Acreditamos ainda que urge, à beira do meio século de história, um documento audiovisual que dignifique e honre o passado, o estatuto, a herança e o labor de todos aqueles que entregam suor, sangue, e às vezes lágrimas à concretização destas festas eminentemente populares, inclusivas, um extraordinário polo de atração e paradigma do espírito comunitário.

Por que razão mencionar tudo isto agora? Talvez por estarmos no pico do inverno, encontrar-me distante de casa, a tentar equilibrar-me entre tempestades e depressões, sonhando acordado com o calor dessa celebração. Venha junho, venham as fogueiras para saltar na rua e as tascas de ocasião.
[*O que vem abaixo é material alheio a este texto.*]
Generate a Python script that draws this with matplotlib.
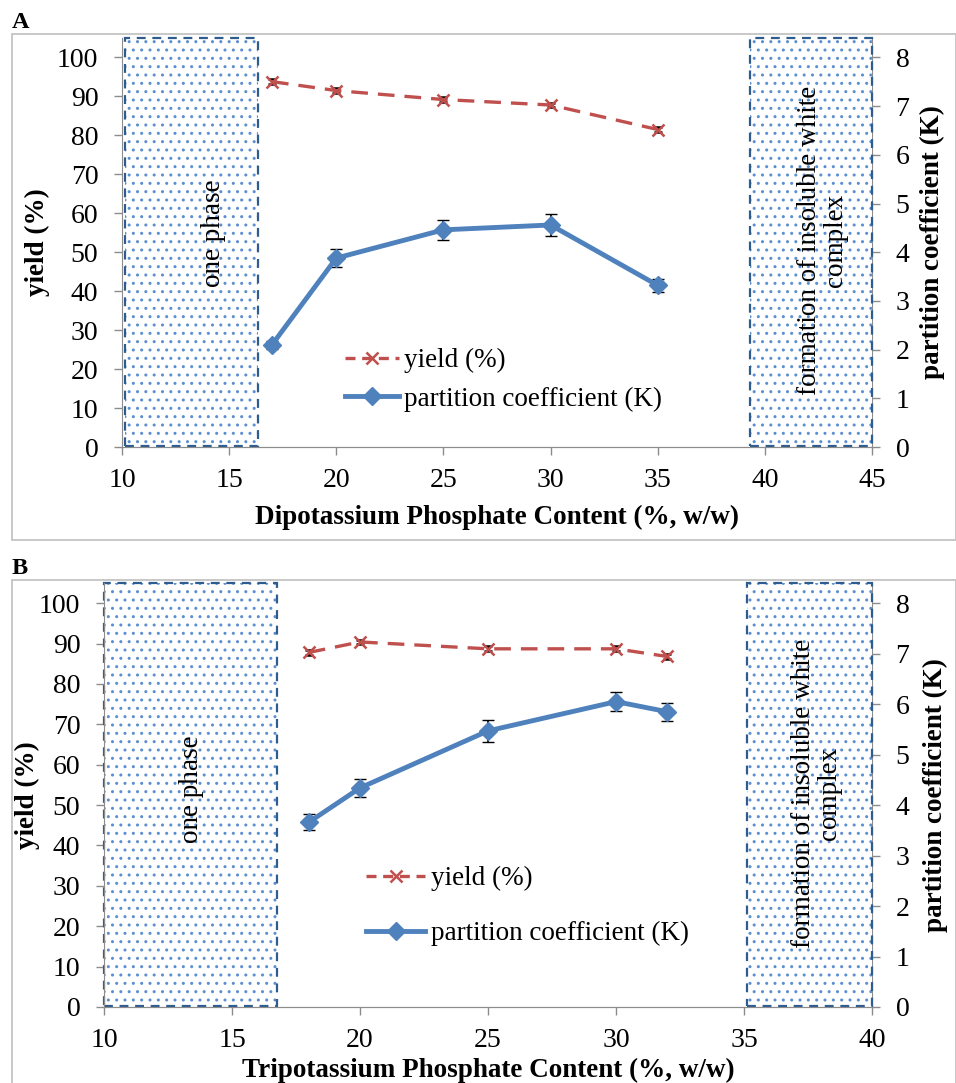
import matplotlib
matplotlib.use("Agg")
import matplotlib.pyplot as plt
from matplotlib.patches import Rectangle
from matplotlib.lines import Line2D

plt.rcParams["font.family"] = ["Liberation Serif", "DejaVu Serif"]
plt.rcParams["hatch.linewidth"] = 1.0

# panel A: dipotassium phosphate
a_x = [17, 20, 25, 30, 35]
a_yield = [93.8, 91.5, 89.2, 87.8, 81.5]
a_yield_err = [0.6, 0.6, 0.6, 0.6, 0.6]
a_k = [2.10, 3.88, 4.46, 4.56, 3.32]
a_k_err = [0.08, 0.18, 0.20, 0.22, 0.13]
a_one_phase = (10.15, 16.35)
a_complex = (39.3, 45.0)

# panel B: tripotassium phosphate
b_x = [18, 20, 25, 30, 32]
b_yield = [87.8, 90.4, 88.7, 88.7, 86.8]
b_yield_err = [0.6, 0.6, 0.6, 0.6, 0.6]
b_k = [3.66, 4.34, 5.47, 6.05, 5.85]
b_k_err = [0.16, 0.17, 0.22, 0.19, 0.18]
b_one_phase = (10.0, 16.75)
b_complex = (35.1, 40.0)

RED = "#C0504D"
BLUE = "#4F81BD"
DARK = "#2E5C8F"
GRAY = "#8C8C8C"
FS = 19.5
TICK_FS = 20


def draw_box(ax, x0, x1, top=105.0):
    ax.add_patch(Rectangle((x0, 0.3), x1 - x0, top - 0.3, facecolor="white",
                           edgecolor="#5B8FD0", hatch="..", linewidth=0, zorder=1))
    ax.add_patch(Rectangle((x0, 0.3), x1 - x0, top - 0.3, facecolor="none",
                           edgecolor=DARK, linestyle=(0, (4, 3)), linewidth=1.6,
                           zorder=2, clip_on=False))


def panel(rect, xs, ys, yerr, ks, kerr, xlim, xticks, boxes, xlabel, texts,
          leg, label_pos):
    ax = fig.add_axes(rect)
    ax2 = ax.twinx()
    ax.set_zorder(ax2.get_zorder() + 1)
    ax.patch.set_visible(False)

    for x0, x1 in boxes:
        draw_box(ax, x0, x1)

    ax.errorbar(xs, ys, yerr=yerr, color=RED, ls=(0, (5, 3)), lw=2.4,
                marker="x", ms=8, mew=1.8, ecolor="black", elinewidth=1,
                capsize=3, zorder=4)
    kk = [k * 12.5 for k in ks]
    ke = [e * 12.5 for e in kerr]
    ax.errorbar(xs, kk, yerr=ke, color=BLUE, lw=3.5, marker="D", ms=9,
                ecolor="black", elinewidth=1.2, capsize=4, zorder=5)

    ax.set_xlim(*xlim)
    ax.set_ylim(0, 105)
    ax2.set_ylim(0, 8.4)
    ax.set_xticks(xticks)
    ax.set_yticks(range(0, 101, 10))
    ax2.set_yticks(range(0, 9))

    for a in (ax, ax2):
        for s in a.spines.values():
            s.set_color(GRAY)
        a.spines["top"].set_visible(False)
        a.tick_params(labelsize=TICK_FS, color=GRAY, length=6, width=1,
                      direction="out", pad=11)
    ax.spines["right"].set_visible(False)
    ax2.spines["left"].set_visible(False)
    ax.tick_params(axis="x", pad=9)

    xl_y, yl_x, kl_x = label_pos
    ax.set_xlabel(xlabel, fontsize=FS, fontweight="bold")
    ax.xaxis.set_label_coords(0.5, xl_y)
    ax.xaxis.label.set_va("center")
    ax.set_ylabel("yield (%)", fontsize=FS, fontweight="bold")
    ax.yaxis.set_label_coords(yl_x, 0.5)
    ax.yaxis.label.set_va("center")
    ax2.set_ylabel("partition coefficient (K)", fontsize=FS, fontweight="bold")
    ax2.yaxis.set_label_coords(kl_x, 0.5)
    ax2.yaxis.label.set_va("center")

    for tx, ty, s in texts:
        ax.text(tx, ty, s, rotation=90, fontsize=FS, ha="center",
                va="center", zorder=6, linespacing=1.05)

    lx, ly, hl, sp = leg
    handles = [
        Line2D([], [], color=RED, ls=(0, (3, 2)), lw=2.4, marker="x",
               ms=8, mew=1.8),
        Line2D([], [], color=BLUE, lw=3.5, marker="D", ms=9),
    ]
    ax.legend(handles, ["yield (%)", "partition coefficient (K)"],
              loc="center left", bbox_to_anchor=(lx, ly), frameon=False,
              fontsize=FS, handlelength=hl, handletextpad=0.2,
              labelspacing=sp, borderpad=0, borderaxespad=0)
    return ax


fig = plt.figure(figsize=(9.56, 10.83), dpi=100)

# panel frames
fig.patches.append(Rectangle((12 / 956, 1 - 540 / 1083), 944 / 956, 506 / 1083,
                             transform=fig.transFigure, fill=False,
                             edgecolor="#BFBFBF", lw=1.2))
fig.patches.append(Rectangle((12 / 956, -0.01), 944 / 956, 1 - 580 / 1083 + 0.01,
                             transform=fig.transFigure, fill=False,
                             edgecolor="#BFBFBF", lw=1.2))
fig.text(12 / 956, 1 - 22 / 1083, "A", fontsize=FS - 2, fontweight="bold",
         va="center")
fig.text(12 / 956, 1 - 568 / 1083, "B", fontsize=FS - 2, fontweight="bold",
         va="center")

panel([122 / 956, 1 - 447 / 1083, 750 / 956, 409 / 1083],
      a_x, a_yield, a_yield_err, a_k, a_k_err,
      (10, 45), range(10, 46, 5), [a_one_phase, a_complex],
      "Dipotassium Phosphate Content (%, w/w)",
      [(14.25, 55, "one phase"),
       (42.7, 53, "formation of insoluble white\ncomplex")],
      (0.297, 0.164, 2.0, 0.5),
      (-0.171, -0.113, 1.081))

panel([104 / 956, 1 - 1007 / 1083, 768 / 956, 424 / 1083],
      b_x, b_yield, b_yield_err, b_k, b_k_err,
      (10, 40), range(10, 41, 5), [b_one_phase, b_complex],
      "Tripotassium Phosphate Content (%, w/w)",
      [(13.4, 54, "one phase"),
       (37.85, 53, "formation of insoluble white\ncomplex")],
      (0.341, 0.238, 2.2, 1.1),
      (-0.149, -0.1, 1.083))

fig.savefig("out.png", dpi=100)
Venha aquele tempo intenso e alegre – em que até nos esquecemos de que vamos morrer.

And Now for Something Completely Different

“CAIXA NEGRA – Arca de Memórias Açorianas” mereceu apoio da Sociedade Portuguesa de Autores, foi um dos vencedores nacionais do Caixa Cultura, iniciativa extraordinária da Caixa Geral de Depósitos, teve parceiros da Região Autónoma dos Açores que muitos nos honram, vai em mais de 150 mil espectadores só nos streams do Facebook da RTP Açores, está disponível na RTP Play, acabou há pouco de ser emitido na RTP2, em breve pelo mundo na RTP Internacional, já na RTP Ásia e África, venceu prémios e concluiu o seu percurso com o mais velho dos nossos protagonistas seniores. O Dr. Álvaro Monjardino, personalidade lendária da autonomia açoriana, antigo ministro, advogado de excelência, arquitecto da primeira cidade portuguesa Património Mundial da Humanidade, primeiro líder da Assembleia Legislativa Regional, apaixonado por História, essencial na reconstrução de Angra do Heroísmo após o Terramoto de 1980.

Estivemos com ele poucos meses antes de partir, à beira dos 94 anos, e o programa não teria sido possível sem o apoio da sua esposa e de uma das suas filhas – Luz – que tragicamente também morreria, dias após o pai. É a ambos que dedicámos o privilégio de termos podido concretizar este 10º, e último, episódio.